The case was only made known to the public in 2013, when it was exposed by the German newspaper Focus. Its discovery and seizure of Gurlitt’s collection lent new urgency to the often-skirted question of restitution, and Jewish groups denounced the German government’s decision to restrict knowledge of their discovery of the hoard.

Henri Matisse’s “A Woman Sitting in a Chair,” part of Cornelius Gurlitt’s hoard. The painting has been returned to the heirs of its original owner, art dealer Paul Rosenberg. Image by Getty Images/Henri Matisse

Of the artworks seized – which were returned to Gurlitt shortly before his death in 2014, on the provision that he cooperate in efforts to locate the rightful owners of works believed to have been looted –nearly 700, as The New York Times reported, are thought to have been looted.

While Werner said she would investigate other legal opportunities to continue pursuing her claim, the presumed conclusion of the case heralds a mixed success for Jewish groups seeking restitution.

The Kunstmuseum, responding to the ruling, stated its intention to support restitution efforts already underway by the German Lost Art Foundation, mentioning that it has pledged funding to the effort so long as Gurlitt’s will was upheld. The foundation faces the same difficulties in tracing the artworks’ provenance encountered by the initial German government task force pursuing the investigation, which succeeded in establishing ownership for only five works over its two-year tenure. In January of this year, The New York Times’ Melissa Eddy cited the director of that task force, Ingeborg Berggreen-Merkel, as listing barriers of language and geographic distance as foremost among those obstacles.

Image by Harold Cunningham/Getty Images

The Kunstmuseum confirmed plans will move ahead for a joint exhibit of the artworks with the Bundeskunsthalle in Bonn, Germany. Those exhibits had initially been intended to open at the end of 2016 or start of 2017, until legal delays necessitated a postponement.

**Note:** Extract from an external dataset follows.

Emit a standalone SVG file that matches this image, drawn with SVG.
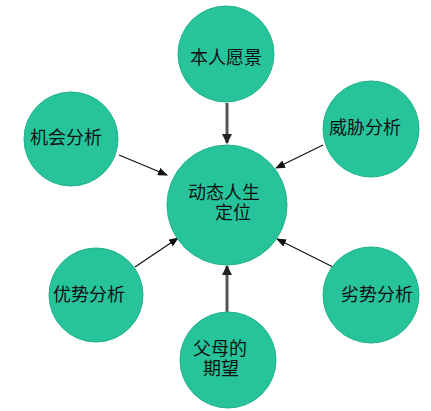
<svg xmlns="http://www.w3.org/2000/svg" width="431" height="411" viewBox="0 0 431 411">
<defs>
<style>
.n{fill:#27c49b;stroke:#21b38b;stroke-width:1}
.t{font-family:"Liberation Sans","Noto Sans CJK SC",sans-serif;font-size:18px;fill:#111}
.thin{stroke:#111;stroke-width:1.2;fill:none}
.thick{stroke:#555;stroke-width:3;fill:none}
</style>
<marker id="ah" markerWidth="10" markerHeight="8" refX="9" refY="4" orient="auto" markerUnits="userSpaceOnUse">
<path d="M0,0 L10,4 L0,8 Z" fill="#111"/>
</marker>
<marker id="ahk" markerWidth="10" markerHeight="10" refX="9" refY="5" orient="auto" markerUnits="userSpaceOnUse">
<path d="M0,0 L10,5 L0,10 Z" fill="#222"/>
</marker>
</defs>
<rect width="431" height="411" fill="#fff"/>
<g id="connectors">
<path class="thick" d="M227,103 L227,143" marker-end="url(#ahk)"/>
<path class="thick" d="M227,314 L227,266" marker-end="url(#ahk)"/>
<path class="thin" d="M119,155 L167,175" marker-end="url(#ah)"/>
<path class="thin" d="M323,145 L276,168" marker-end="url(#ah)"/>
<path class="thin" d="M135,267 L178,238" marker-end="url(#ah)"/>
<path class="thin" d="M333,267 L277,239" marker-end="url(#ah)"/>
</g>
<g id="center">
<circle class="n" cx="227" cy="205" r="60"/>
<text class="t" x="188" y="199">动态人生</text>
<text class="t" x="215" y="219">定位</text>
</g>
<g id="vision">
<circle class="n" cx="226" cy="54" r="48"/>
<text class="t" x="190" y="64">本人愿景</text>
</g>
<g id="opportunity">
<circle class="n" cx="71" cy="139" r="47"/>
<text class="t" x="30" y="144">机会分析</text>
</g>
<g id="threat">
<circle class="n" cx="371" cy="129" r="48"/>
<text class="t" x="329" y="134">威胁分析</text>
</g>
<g id="strength">
<circle class="n" cx="96" cy="295" r="47"/>
<text class="t" x="53" y="301">优势分析</text>
</g>
<g id="weakness">
<circle class="n" cx="371" cy="295" r="48"/>
<text class="t" x="341" y="301">劣势分析</text>
</g>
<g id="parents">
<circle class="n" cx="228" cy="360" r="48"/>
<text class="t" x="193" y="355">父母的</text>
<text class="t" x="203" y="375">期望</text>
</g>
</svg>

The museum also declared it would only retain artworks “that most probably were not looted,” reserving the right to decide on individual artworks that cannot be decisively identified as looted or not.

The Munich court’s decision comes at the end of a week marked by another significant development in the restitution movement. On Monday, the United States Senate unanimously passed a bill, earlier passed by the House of Representatives, that, once signed by President Barack Obama, will make it easier for Holocaust survivors and their families to make claims for restitution.